Task objective :: Your task is to quote the listing below exactly, beginning with its first line and ending on the line bearing "(0,0) rectangle (1036,548);".

__________

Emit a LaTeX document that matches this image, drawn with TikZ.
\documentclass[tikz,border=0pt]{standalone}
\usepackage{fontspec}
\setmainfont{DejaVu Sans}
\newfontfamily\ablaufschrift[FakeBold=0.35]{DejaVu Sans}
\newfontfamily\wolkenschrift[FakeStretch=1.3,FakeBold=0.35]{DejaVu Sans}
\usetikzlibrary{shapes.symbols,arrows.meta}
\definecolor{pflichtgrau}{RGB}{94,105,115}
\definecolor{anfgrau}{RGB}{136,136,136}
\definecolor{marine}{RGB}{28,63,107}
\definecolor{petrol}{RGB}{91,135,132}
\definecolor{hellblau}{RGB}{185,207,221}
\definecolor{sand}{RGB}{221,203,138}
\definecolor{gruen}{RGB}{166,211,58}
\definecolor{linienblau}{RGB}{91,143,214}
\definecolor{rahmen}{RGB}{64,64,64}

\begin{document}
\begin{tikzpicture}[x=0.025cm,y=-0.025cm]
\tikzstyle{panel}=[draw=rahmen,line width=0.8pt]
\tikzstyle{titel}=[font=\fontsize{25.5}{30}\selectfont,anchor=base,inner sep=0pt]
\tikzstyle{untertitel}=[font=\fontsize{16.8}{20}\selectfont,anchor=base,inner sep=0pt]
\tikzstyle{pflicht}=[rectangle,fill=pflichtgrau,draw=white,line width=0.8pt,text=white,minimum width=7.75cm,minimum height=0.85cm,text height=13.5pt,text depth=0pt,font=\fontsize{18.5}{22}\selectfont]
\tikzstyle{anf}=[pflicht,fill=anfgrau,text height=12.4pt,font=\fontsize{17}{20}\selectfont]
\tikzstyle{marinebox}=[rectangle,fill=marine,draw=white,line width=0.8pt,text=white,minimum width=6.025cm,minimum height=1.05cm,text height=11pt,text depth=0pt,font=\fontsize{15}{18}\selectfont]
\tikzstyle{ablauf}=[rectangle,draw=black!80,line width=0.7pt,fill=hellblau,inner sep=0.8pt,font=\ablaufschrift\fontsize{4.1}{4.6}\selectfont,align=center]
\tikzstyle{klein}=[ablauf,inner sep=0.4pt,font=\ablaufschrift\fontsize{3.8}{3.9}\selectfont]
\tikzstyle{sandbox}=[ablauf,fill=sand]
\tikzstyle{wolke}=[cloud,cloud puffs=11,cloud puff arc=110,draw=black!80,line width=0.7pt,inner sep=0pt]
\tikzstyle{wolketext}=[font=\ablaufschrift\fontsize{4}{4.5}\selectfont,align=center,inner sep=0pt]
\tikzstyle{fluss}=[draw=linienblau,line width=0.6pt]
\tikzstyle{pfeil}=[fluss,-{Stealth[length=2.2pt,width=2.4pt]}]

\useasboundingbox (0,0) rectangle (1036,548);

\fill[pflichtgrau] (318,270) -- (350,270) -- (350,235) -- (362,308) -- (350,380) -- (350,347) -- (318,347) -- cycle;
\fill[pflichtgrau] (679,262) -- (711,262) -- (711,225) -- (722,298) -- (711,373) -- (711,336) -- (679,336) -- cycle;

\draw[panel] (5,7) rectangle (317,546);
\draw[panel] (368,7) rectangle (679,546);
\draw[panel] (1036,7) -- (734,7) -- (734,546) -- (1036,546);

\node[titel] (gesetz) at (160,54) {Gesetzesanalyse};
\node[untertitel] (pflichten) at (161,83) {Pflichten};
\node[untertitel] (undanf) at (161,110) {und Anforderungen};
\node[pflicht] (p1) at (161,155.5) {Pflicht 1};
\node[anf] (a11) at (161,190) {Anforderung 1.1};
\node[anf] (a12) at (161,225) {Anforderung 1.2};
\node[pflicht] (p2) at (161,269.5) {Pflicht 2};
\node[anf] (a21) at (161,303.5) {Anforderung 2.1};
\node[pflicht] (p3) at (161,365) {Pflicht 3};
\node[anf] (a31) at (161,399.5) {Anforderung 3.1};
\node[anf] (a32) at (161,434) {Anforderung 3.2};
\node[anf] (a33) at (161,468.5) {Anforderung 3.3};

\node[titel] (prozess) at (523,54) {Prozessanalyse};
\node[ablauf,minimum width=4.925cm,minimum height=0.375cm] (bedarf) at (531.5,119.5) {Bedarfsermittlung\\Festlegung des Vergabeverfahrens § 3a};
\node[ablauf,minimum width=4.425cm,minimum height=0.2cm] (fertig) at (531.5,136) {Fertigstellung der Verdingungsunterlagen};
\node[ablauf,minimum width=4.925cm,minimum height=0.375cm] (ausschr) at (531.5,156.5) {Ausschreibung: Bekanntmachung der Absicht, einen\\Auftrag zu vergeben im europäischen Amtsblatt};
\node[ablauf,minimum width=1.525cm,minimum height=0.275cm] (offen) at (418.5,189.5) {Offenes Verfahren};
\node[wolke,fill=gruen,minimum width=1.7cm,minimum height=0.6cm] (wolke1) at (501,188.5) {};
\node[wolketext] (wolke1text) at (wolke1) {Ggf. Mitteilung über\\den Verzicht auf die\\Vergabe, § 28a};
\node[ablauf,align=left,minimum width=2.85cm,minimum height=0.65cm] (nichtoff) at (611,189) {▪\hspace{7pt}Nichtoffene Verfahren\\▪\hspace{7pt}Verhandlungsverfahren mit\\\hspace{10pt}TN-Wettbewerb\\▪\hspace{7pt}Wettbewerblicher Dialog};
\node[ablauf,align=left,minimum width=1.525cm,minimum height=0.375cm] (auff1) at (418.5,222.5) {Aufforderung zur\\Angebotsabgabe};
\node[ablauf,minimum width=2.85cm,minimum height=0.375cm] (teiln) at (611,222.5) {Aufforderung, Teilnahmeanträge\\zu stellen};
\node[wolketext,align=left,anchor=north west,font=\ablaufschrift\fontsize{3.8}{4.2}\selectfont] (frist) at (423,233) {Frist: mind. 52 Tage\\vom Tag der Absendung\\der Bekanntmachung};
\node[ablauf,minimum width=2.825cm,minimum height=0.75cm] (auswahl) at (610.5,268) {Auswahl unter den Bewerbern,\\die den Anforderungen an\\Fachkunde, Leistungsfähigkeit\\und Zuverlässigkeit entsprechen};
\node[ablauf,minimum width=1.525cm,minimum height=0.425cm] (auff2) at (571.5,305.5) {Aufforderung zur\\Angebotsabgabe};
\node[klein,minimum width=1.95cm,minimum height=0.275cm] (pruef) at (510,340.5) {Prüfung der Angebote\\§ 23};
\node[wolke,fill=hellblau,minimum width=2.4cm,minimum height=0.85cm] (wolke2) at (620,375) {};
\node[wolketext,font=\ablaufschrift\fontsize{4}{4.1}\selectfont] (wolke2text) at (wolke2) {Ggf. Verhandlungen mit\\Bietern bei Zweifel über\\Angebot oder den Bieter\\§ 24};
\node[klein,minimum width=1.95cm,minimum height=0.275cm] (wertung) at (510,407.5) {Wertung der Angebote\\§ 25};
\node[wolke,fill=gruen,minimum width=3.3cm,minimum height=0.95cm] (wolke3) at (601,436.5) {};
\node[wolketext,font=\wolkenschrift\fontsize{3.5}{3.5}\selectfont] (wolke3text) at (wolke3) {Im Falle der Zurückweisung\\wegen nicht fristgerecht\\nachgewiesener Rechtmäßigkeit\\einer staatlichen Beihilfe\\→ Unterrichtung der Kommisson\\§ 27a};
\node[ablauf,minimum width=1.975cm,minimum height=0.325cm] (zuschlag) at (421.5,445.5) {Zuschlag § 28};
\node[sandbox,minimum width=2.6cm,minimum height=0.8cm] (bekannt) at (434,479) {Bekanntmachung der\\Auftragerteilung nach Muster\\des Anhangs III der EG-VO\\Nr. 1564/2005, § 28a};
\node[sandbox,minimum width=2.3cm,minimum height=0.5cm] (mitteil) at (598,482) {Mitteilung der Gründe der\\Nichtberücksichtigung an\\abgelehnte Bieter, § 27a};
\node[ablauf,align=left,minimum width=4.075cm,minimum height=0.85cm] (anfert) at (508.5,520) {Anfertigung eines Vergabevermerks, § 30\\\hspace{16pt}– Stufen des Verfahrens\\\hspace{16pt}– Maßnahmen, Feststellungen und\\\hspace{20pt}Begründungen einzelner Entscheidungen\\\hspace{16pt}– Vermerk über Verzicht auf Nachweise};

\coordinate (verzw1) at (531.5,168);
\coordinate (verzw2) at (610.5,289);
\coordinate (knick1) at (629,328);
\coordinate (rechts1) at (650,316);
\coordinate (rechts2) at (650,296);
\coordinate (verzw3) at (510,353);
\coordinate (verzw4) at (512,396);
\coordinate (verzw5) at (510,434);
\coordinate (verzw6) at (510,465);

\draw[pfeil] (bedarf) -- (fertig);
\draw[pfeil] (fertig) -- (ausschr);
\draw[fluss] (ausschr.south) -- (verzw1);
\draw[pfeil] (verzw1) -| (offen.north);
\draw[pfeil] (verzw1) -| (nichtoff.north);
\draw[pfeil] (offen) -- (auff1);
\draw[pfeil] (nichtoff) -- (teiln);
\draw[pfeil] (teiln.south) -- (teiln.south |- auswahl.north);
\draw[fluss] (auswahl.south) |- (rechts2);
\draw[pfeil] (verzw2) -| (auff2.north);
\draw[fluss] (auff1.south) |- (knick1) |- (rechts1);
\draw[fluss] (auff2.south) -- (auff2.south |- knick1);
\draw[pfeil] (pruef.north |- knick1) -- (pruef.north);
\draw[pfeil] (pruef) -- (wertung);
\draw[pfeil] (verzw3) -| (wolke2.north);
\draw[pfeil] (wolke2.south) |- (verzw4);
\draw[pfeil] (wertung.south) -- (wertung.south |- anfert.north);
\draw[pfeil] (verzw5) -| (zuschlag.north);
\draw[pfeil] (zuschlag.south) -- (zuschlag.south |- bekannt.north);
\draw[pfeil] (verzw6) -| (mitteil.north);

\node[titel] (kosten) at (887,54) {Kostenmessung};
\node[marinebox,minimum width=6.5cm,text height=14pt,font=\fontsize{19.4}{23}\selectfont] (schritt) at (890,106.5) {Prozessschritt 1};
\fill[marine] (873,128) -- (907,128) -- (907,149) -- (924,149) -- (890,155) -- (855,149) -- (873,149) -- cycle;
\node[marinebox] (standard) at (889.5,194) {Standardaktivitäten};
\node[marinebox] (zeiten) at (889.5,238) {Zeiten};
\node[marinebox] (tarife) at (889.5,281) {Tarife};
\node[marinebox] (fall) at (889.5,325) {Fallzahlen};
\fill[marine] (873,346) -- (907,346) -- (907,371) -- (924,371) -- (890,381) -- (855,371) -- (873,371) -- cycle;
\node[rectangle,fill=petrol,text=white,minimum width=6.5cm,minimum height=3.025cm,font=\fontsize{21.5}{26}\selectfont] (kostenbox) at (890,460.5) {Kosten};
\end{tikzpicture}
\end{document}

__________

Task output ::
Emit a LaTeX document that matches this image, drawn with TikZ.
\documentclass[tikz,border=0pt]{standalone}
\usepackage{fontspec}
\setmainfont{DejaVu Sans}
\newfontfamily\ablaufschrift[FakeBold=0.35]{DejaVu Sans}
\newfontfamily\wolkenschrift[FakeStretch=1.3,FakeBold=0.35]{DejaVu Sans}
\usetikzlibrary{shapes.symbols,arrows.meta}
\definecolor{pflichtgrau}{RGB}{94,105,115}
\definecolor{anfgrau}{RGB}{136,136,136}
\definecolor{marine}{RGB}{28,63,107}
\definecolor{petrol}{RGB}{91,135,132}
\definecolor{hellblau}{RGB}{185,207,221}
\definecolor{sand}{RGB}{221,203,138}
\definecolor{gruen}{RGB}{166,211,58}
\definecolor{linienblau}{RGB}{91,143,214}
\definecolor{rahmen}{RGB}{64,64,64}

\begin{document}
\begin{tikzpicture}[x=0.025cm,y=-0.025cm]
\tikzstyle{panel}=[draw=rahmen,line width=0.8pt]
\tikzstyle{titel}=[font=\fontsize{25.5}{30}\selectfont,anchor=base,inner sep=0pt]
\tikzstyle{untertitel}=[font=\fontsize{16.8}{20}\selectfont,anchor=base,inner sep=0pt]
\tikzstyle{pflicht}=[rectangle,fill=pflichtgrau,draw=white,line width=0.8pt,text=white,minimum width=7.75cm,minimum height=0.85cm,text height=13.5pt,text depth=0pt,font=\fontsize{18.5}{22}\selectfont]
\tikzstyle{anf}=[pflicht,fill=anfgrau,text height=12.4pt,font=\fontsize{17}{20}\selectfont]
\tikzstyle{marinebox}=[rectangle,fill=marine,draw=white,line width=0.8pt,text=white,minimum width=6.025cm,minimum height=1.05cm,text height=11pt,text depth=0pt,font=\fontsize{15}{18}\selectfont]
\tikzstyle{ablauf}=[rectangle,draw=black!80,line width=0.7pt,fill=hellblau,inner sep=0.8pt,font=\ablaufschrift\fontsize{4.1}{4.6}\selectfont,align=center]
\tikzstyle{klein}=[ablauf,inner sep=0.4pt,font=\ablaufschrift\fontsize{3.8}{3.9}\selectfont]
\tikzstyle{sandbox}=[ablauf,fill=sand]
\tikzstyle{wolke}=[cloud,cloud puffs=11,cloud puff arc=110,draw=black!80,line width=0.7pt,inner sep=0pt]
\tikzstyle{wolketext}=[font=\ablaufschrift\fontsize{4}{4.5}\selectfont,align=center,inner sep=0pt]
\tikzstyle{fluss}=[draw=linienblau,line width=0.6pt]
\tikzstyle{pfeil}=[fluss,-{Stealth[length=2.2pt,width=2.4pt]}]

\useasboundingbox (0,0) rectangle (1036,548);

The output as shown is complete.